| Records supplied |

☆ ☆ ☆ ☆ ☆

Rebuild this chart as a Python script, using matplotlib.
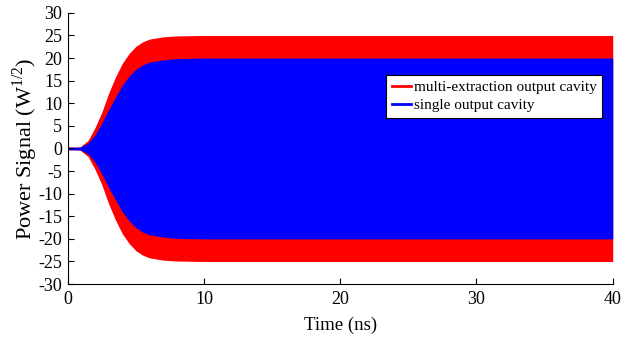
import numpy as np
import matplotlib.pyplot as plt
from matplotlib.lines import Line2D

# envelope of the RF signal
t = [0, 0.5, 0.9, 1.5, 2.0, 2.5, 3.0, 3.5, 4.0, 4.5, 5.0, 5.5, 6.0, 7.0, 8.0, 10, 40]
amp_multi = [0.3, 0.3, 0.35, 1.8, 4.6, 8.0, 12.2, 15.8, 18.8, 21.0, 22.6, 23.6, 24.2, 24.7, 24.9, 25.0, 25.0]
amp_single = [0.3, 0.3, 0.3, 1.2, 3.0, 5.6, 8.6, 11.3, 14.0, 16.0, 17.5, 18.5, 19.1, 19.6, 19.9, 20.0, 20.0]

plt.rcParams['font.family'] = ['Liberation Serif', 'DejaVu Serif']
plt.rcParams['mathtext.fontset'] = 'custom'
plt.rcParams['mathtext.rm'] = 'Liberation Serif'
plt.rcParams['axes.unicode_minus'] = False

fig = plt.figure(figsize=(6.33, 3.39), dpi=100)
ax = fig.add_axes([0.107, 0.162, 0.861, 0.800])

t = np.array(t)
amp_multi = np.array(amp_multi)
amp_single = np.array(amp_single)
ax.fill_between(t, -amp_multi, amp_multi, color='#ff0000', lw=0)
ax.fill_between(t, -amp_single, amp_single, color='#0000ff', lw=0)

ax.set_xlim(0, 40)
ax.set_ylim(-30, 30)
ax.set_xticks([0, 10, 20, 30, 40])
ax.set_yticks(np.arange(-30, 31, 5))
ax.tick_params(direction='in', length=4, labelsize=13, width=0.8)
ax.tick_params(axis='x', pad=5)
ax.tick_params(axis='y', pad=4)
for s in ['top', 'right']:
    ax.spines[s].set_visible(False)
ax.set_xlabel("Time (ns)", fontsize=13.5, labelpad=6)
ax.set_ylabel(r"Power Signal (W$^{1/2}$)", fontsize=16, labelpad=-1)

handles = [Line2D([], [], color='#ff0000', lw=2), Line2D([], [], color='#0000ff', lw=2)]
leg = ax.legend(handles, ["multi-extraction output cavity", "single output cavity"],
                loc='upper right', bbox_to_anchor=(0.98, 0.771), borderaxespad=0,
                fontsize=11, handlelength=1.3, handletextpad=0.15, borderpad=0.35,
                labelspacing=0.3, fancybox=False, framealpha=1, edgecolor='black')
leg.get_frame().set_linewidth(0.8)

plt.savefig("out.png", dpi=100)
plt.close()
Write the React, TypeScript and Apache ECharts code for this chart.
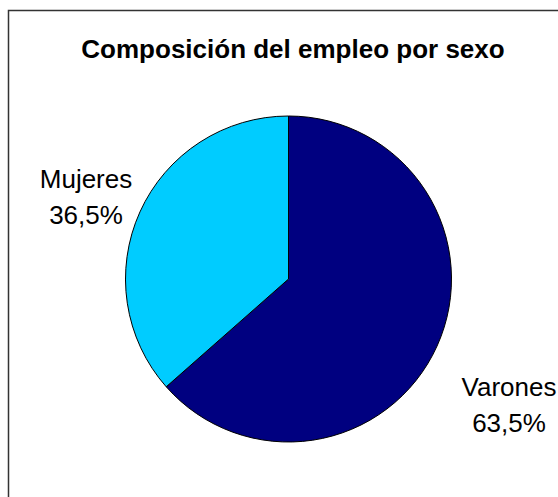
import React, { useEffect, useRef } from "react";
import * as echarts from "echarts";

const categories = ["Varones", "Mujeres"];
const values = [63.5, 36.5];
const colors = ["#000080", "#00CCFF"];
const titleText = "Composición del empleo por sexo";

export default function App() {
  const ref = useRef<HTMLDivElement>(null);
  useEffect(() => {
    if (!ref.current) return;
    const chart = echarts.init(ref.current, null, { renderer: "svg" });
    const labelPos = [
      { x: 509, y: 405 },
      { x: 86, y: 197 },
    ];
    chart.setOption({
      animation: false,
      backgroundColor: "#ffffff",
      title: {
        text: titleText,
        left: 288,
        top: 31,
        textAlign: "center",
        textStyle: {
          fontFamily: "Liberation Sans, Arial, sans-serif",
          fontWeight: "bold",
          fontSize: 26,
          color: "#000",
        },
      },
      graphic: [
        {
          type: "rect",
          shape: { x: 8.5, y: 10.5, width: 700, height: 700 },
          style: { fill: "none", stroke: "#333", lineWidth: 1.5 },
          silent: true,
          z: 0,
        },
      ],
      series: [
        {
          type: "pie",
          center: [288.5, 279],
          radius: 163,
          startAngle: 90,
          clockwise: true,
          avoidLabelOverlap: false,
          data: categories.map((c, i) => ({
            name: c,
            value: values[i],
            itemStyle: { color: colors[i] },
          })),
          itemStyle: { borderColor: "#000", borderWidth: 1 },
          label: {
            show: true,
            position: "outside",
            formatter: (p: any) =>
              p.name + "\n" + Number(p.value).toFixed(1).replace(".", ",") + "%",
            fontFamily: "Liberation Sans, Arial, sans-serif",
            fontSize: 26,
            lineHeight: 36,
            color: "#000",
            align: "center",
          },
          labelLine: { show: false },
          labelLayout: (params: any) => ({
            x: labelPos[params.dataIndex].x,
            y: labelPos[params.dataIndex].y,
            align: "center",
            verticalAlign: "middle",
          }),
          emphasis: { disabled: true },
        },
      ],
    });
    return () => chart.dispose();
  }, []);
  return (
    <div
      ref={ref}
      style={{ position: "fixed", left: 0, top: 0, width: 558, height: 497 }}
    />
  );
}
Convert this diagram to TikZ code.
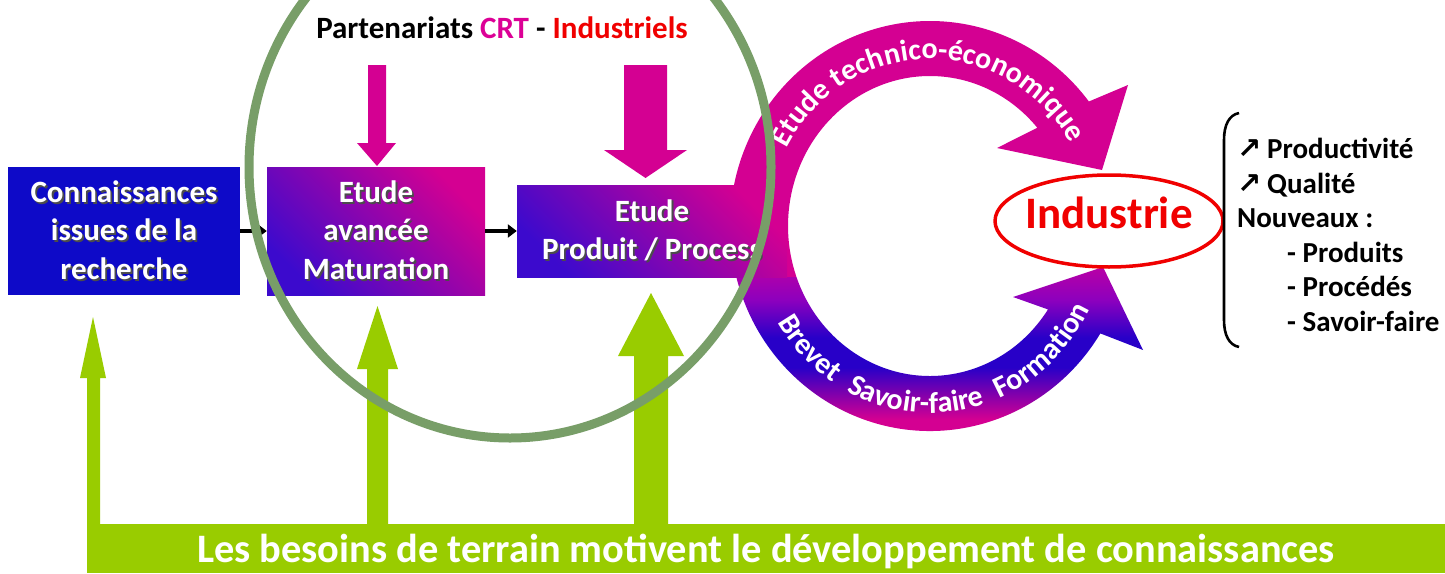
\documentclass[tikz,border=0pt]{standalone}
\usepackage{fontspec}
\setmainfont{Carlito}
\newfontfamily\djf{DejaVu Sans}
\usetikzlibrary{arrows.meta,calc,shapes.geometric,decorations.text}

\definecolor{mag}{RGB}{212,0,146}
\definecolor{blu}{RGB}{14,10,200}
\definecolor{vio}{RGB}{60,10,205}
\definecolor{blu2}{RGB}{40,0,200}
\definecolor{pur}{RGB}{140,0,190}
\definecolor{pur2}{RGB}{185,0,165}
\definecolor{grn}{RGB}{153,204,0}
\definecolor{sage}{RGB}{120,158,104}
\definecolor{crt}{RGB}{220,0,150}
\definecolor{rd}{RGB}{240,0,0}

\pgfdeclareverticalshading{lowarc}{100bp}{color(0bp)=(mag); color(34bp)=(mag); color(48bp)=(blu2); color(56bp)=(blu2); color(66bp)=(pur); color(75bp)=(pur2); color(100bp)=(pur2)}

\newcommand\shd[1]{\rlap{\textcolor{black!70}{\kern1.8pt\raisebox{-1.8pt}{#1}}}#1}
\newcommand\uparw{\makebox[30pt][l]{\djf\bfseries\fontsize{29}{29}\selectfont ↗}}
\newcommand\arcfont{\fontsize{30}{30}\selectfont\bfseries}

\begin{document}
\begin{tikzpicture}[x=1pt,y=1pt,
  boxtxt/.style={text=white, font=\fontsize{31}{38.5}\selectfont\bfseries, align=center, inner sep=0pt},
  bluebox/.style={boxtxt, fill=blu},
  gradbox/.style={boxtxt, top color=mag, bottom color=vio, shading angle=-45},
  blk/.style={line width=3.2pt, -{Triangle[length=9pt,width=13pt]}},
  arctext/.style={decorate, decoration={text along path, text align=center, text color=white, text={|\arcfont|#1}}},
  magarrow/.style={fill=mag},
  grnarrow/.style={fill=grn}]

\useasboundingbox (0,0) rectangle (1445,-573);
\fill[white] (0,0) rectangle (1445,-573);

% green bar and arrows
\node[fill=grn, minimum width=1358pt, minimum height=49pt, inner sep=0pt, text=white,
      font=\fontsize{40.4}{40.4}\selectfont\bfseries, text height=27pt, text depth=0pt]
      (bar) at (766,-548.5) {Les besoins de terrain motivent le développement de connaissances};
\fill[grnarrow] (87,-524) -- (87,-378) -- (80,-378) -- (93,-317) -- (106,-378) -- (100,-378) -- (100,-524) -- cycle;
\fill[grnarrow] (367,-524) -- (367,-369) -- (357,-369) -- (377.5,-306) -- (398,-369) -- (388,-369) -- (388,-524) -- cycle;
\fill[grnarrow] (634,-524) -- (634,-356) -- (618,-356) -- (651,-293) -- (684,-356) -- (668,-356) -- (668,-524) -- cycle;

% title and magenta arrows
\node[font=\fontsize{31}{31}\selectfont\bfseries, anchor=base, inner sep=0pt] (title) at (502,-38)
  {Partenariats \textcolor{crt}{CRT} - \textcolor{rd}{Industriels}};
\fill[magarrow] (368,-65) -- (386,-65) -- (386,-143) -- (396,-143) -- (377,-166) -- (357,-143) -- (368,-143) -- cycle;
\fill[magarrow] (624,-65) -- (667,-65) -- (667,-150) -- (687,-150) -- (645.5,-178) -- (604,-150) -- (624,-150) -- cycle;

% boxes 1 and 2
\node[bluebox, minimum width=232pt, minimum height=128pt] (b1) at (124,-231)
  {\shd{Connaissances}\\\shd{issues de la}\\\shd{recherche}};
\node[gradbox, minimum width=218pt, minimum height=128pt] (b2) at (376,-231)
  {\shd{Etude}\\\shd{avancée}\\\shd{Maturation}};

% curved arrows
\coordinate (c) at (930,-226);
\fill[mag] ($(c)+(194.4:200 and 205)$) arc[start angle=194.4, end angle=37.4, x radius=200, y radius=205]
  -- (1128,-85) -- (1102,-170) -- (997,-148)
  -- ($(c)+(40.9:142 and 150)$) arc[start angle=40.9, end angle=199.9, x radius=142, y radius=150] -- cycle;
\shade[shading=lowarc] ($(c)+(194.4:200 and 205)$) arc[start angle=194.4, end angle=328.4, x radius=200, y radius=205]
  -- (1143,-350) -- (1103,-267) -- (1013,-297)
  -- ($(c)+(326.2:142 and 150)$) arc[start angle=326.2, end angle=199.9, x radius=142, y radius=150] -- cycle;

% box 3
\node[gradbox, minimum width=270pt, minimum height=92pt] (b3) at (652,-231)
  {\shd{Etude}\\\shd{Produit / Process}};

% small arrows
\draw[blk] (b1.east) -- (b2.west);
\draw[blk] (b2.east) -- (b3.west);

% texts on arcs
\path[arctext={Etude technico-économique}] ($(c)+(165:162 and 167)$) arc[start angle=165, end angle=17, x radius=162, y radius=167];
\path[arctext={Brevet}] ($(c)+(202:178 and 187)$) arc[start angle=202, end angle=246, x radius=178, y radius=187];
\path[arctext={Savoir-faire}] ($(c)+(238:178 and 187)$) arc[start angle=238, end angle=292, x radius=178, y radius=187];
\path[arctext={Formation}] ($(c)+(280:178 and 187)$) arc[start angle=280, end angle=346, x radius=178, y radius=187];

% Industrie
\node[ellipse, draw=rd, line width=3.5pt, text=rd, font=\fontsize{45}{45}\selectfont\bfseries,
      minimum width=228pt, minimum height=92pt, inner sep=0pt, inner xsep=-5pt,
      text height=26pt, text depth=12pt] (ind) at (1109,-221) {Industrie};

% bracket and list
\draw[line width=2.6pt] (1239,-113) .. controls (1229,-115) and (1224,-125) .. (1224,-140)
  -- (1224,-320) .. controls (1224,-335) and (1229,-345) .. (1239,-347);
\node[anchor=north west, inner sep=0pt, align=left, font=\fontsize{29}{34.5}\selectfont\bfseries] (lst) at (1237,-138)
  {\uparw Productivité\\\uparw Qualité\\Nouveaux :\\\hspace*{50pt}- Produits\\\hspace*{50pt}- Procédés\\\hspace*{50pt}- Savoir-faire};

% green circle
\draw[sage, line width=9pt] (510,-167) ellipse [x radius=261, y radius=271];
\end{tikzpicture}
\end{document}
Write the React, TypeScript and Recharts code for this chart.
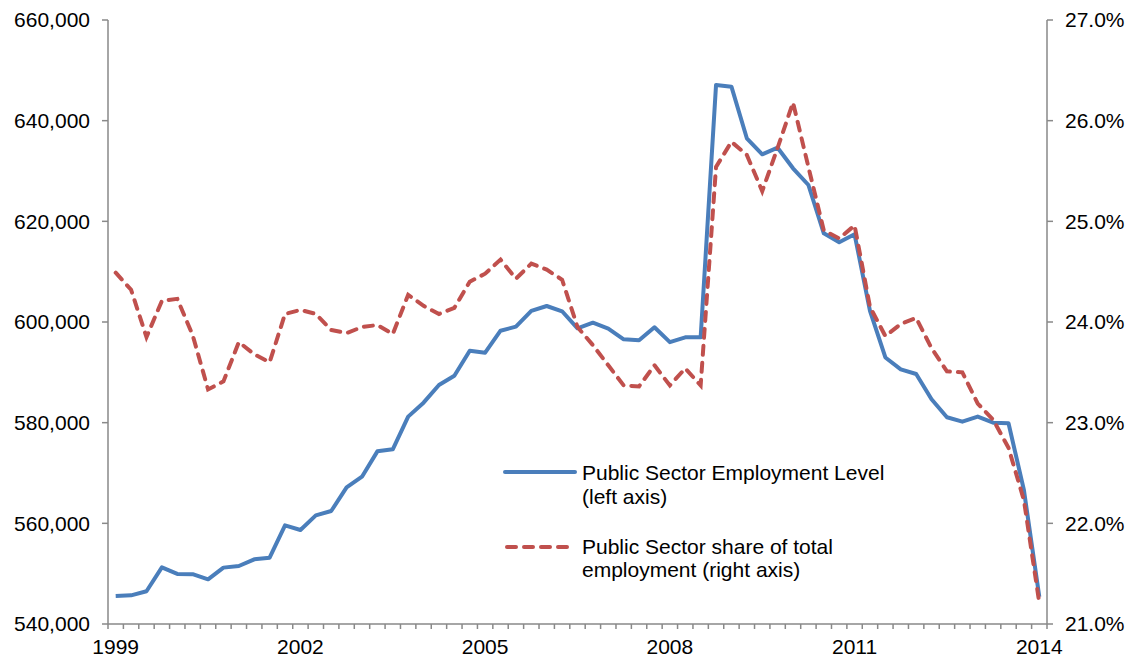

☆ ☆ ☆ ☆ ☆

| Goal |
Set the lines above down again, word for word, from the first through the one containing "from matplotlib.lines import Line2D"; pictures excluded.

| Correct answer |
Rebuild this chart as a Python script, using matplotlib.
import numpy as np
import matplotlib.pyplot as plt
from matplotlib.lines import Line2D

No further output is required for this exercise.